• [EXERCISE BRIEF]
Repeat the listing word for word. No pictures belong in the copy.

• [EXCERPTED RECORDS]
===============

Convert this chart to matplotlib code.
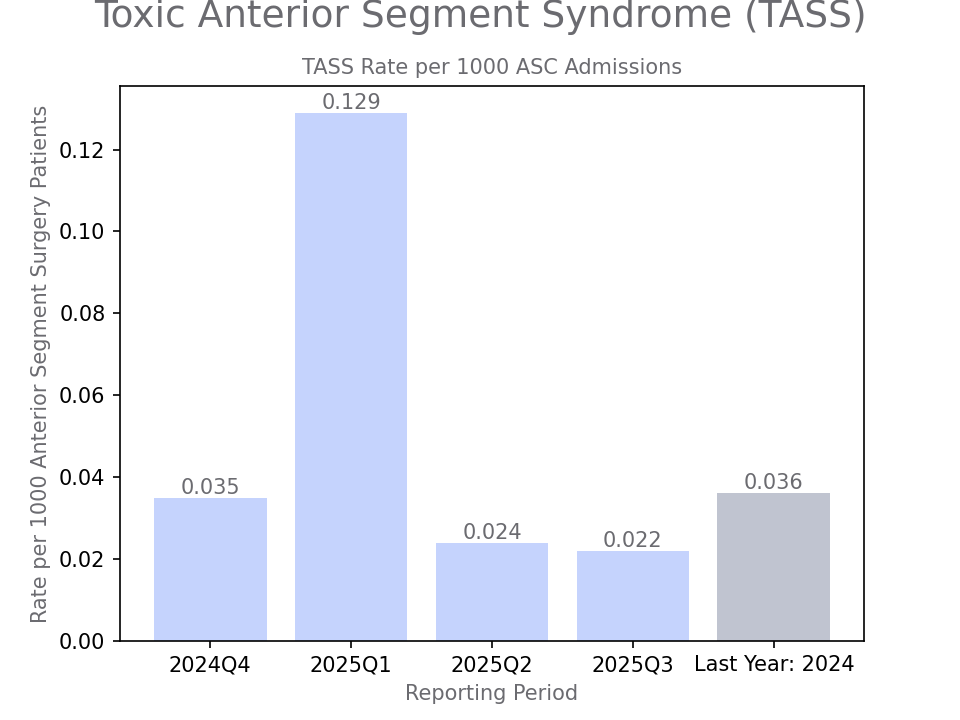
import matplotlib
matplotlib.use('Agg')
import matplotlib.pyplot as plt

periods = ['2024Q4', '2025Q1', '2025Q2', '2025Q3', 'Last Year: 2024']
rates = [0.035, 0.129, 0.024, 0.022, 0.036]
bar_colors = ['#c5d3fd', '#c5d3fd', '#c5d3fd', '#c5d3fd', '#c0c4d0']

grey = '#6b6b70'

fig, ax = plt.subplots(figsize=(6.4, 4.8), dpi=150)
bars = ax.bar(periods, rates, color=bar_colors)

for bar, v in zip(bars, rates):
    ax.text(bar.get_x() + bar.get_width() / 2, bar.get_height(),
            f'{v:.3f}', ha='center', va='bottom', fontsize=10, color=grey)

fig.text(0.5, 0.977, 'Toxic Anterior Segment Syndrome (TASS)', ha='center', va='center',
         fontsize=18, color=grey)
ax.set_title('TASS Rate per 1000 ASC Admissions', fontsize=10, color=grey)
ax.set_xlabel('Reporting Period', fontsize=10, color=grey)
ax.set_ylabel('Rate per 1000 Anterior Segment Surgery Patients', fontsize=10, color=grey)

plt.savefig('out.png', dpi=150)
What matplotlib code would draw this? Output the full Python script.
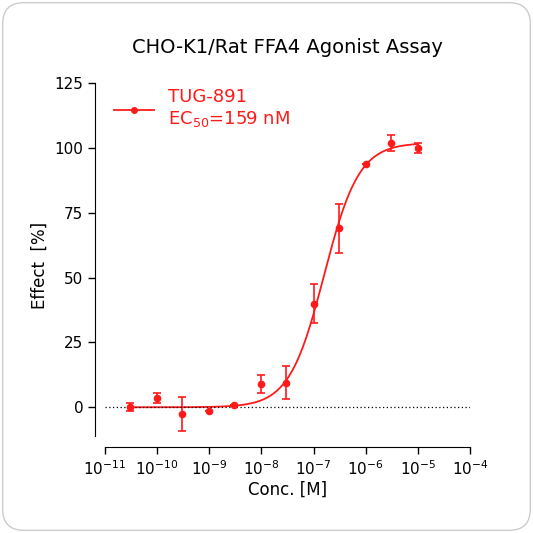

===============

• [SOLUTION FOR THIS TASK]
Convert this chart to matplotlib code.
import matplotlib
matplotlib.use('Agg')
import matplotlib.pyplot as plt

periods = ['2024Q4', '2025Q1', '2025Q2', '2025Q3', 'Last Year: 2024']
rates = [0.035, 0.129, 0.024, 0.022, 0.036]
bar_colors = ['#c5d3fd', '#c5d3fd', '#c5d3fd', '#c5d3fd', '#c0c4d0']

grey = '#6b6b70'

fig, ax = plt.subplots(figsize=(6.4, 4.8), dpi=150)
bars = ax.bar(periods, rates, color=bar_colors)

for bar, v in zip(bars, rates):
    ax.text(bar.get_x() + bar.get_width() / 2, bar.get_height(),
            f'{v:.3f}', ha='center', va='bottom', fontsize=10, color=grey)

fig.text(0.5, 0.977, 'Toxic Anterior Segment Syndrome (TASS)', ha='center', va='center',
         fontsize=18, color=grey)
ax.set_title('TASS Rate per 1000 ASC Admissions', fontsize=10, color=grey)
ax.set_xlabel('Reporting Period', fontsize=10, color=grey)
ax.set_ylabel('Rate per 1000 Anterior Segment Surgery Patients', fontsize=10, color=grey)

plt.savefig('out.png', dpi=150)
What matplotlib code would draw this? Output the full Python script.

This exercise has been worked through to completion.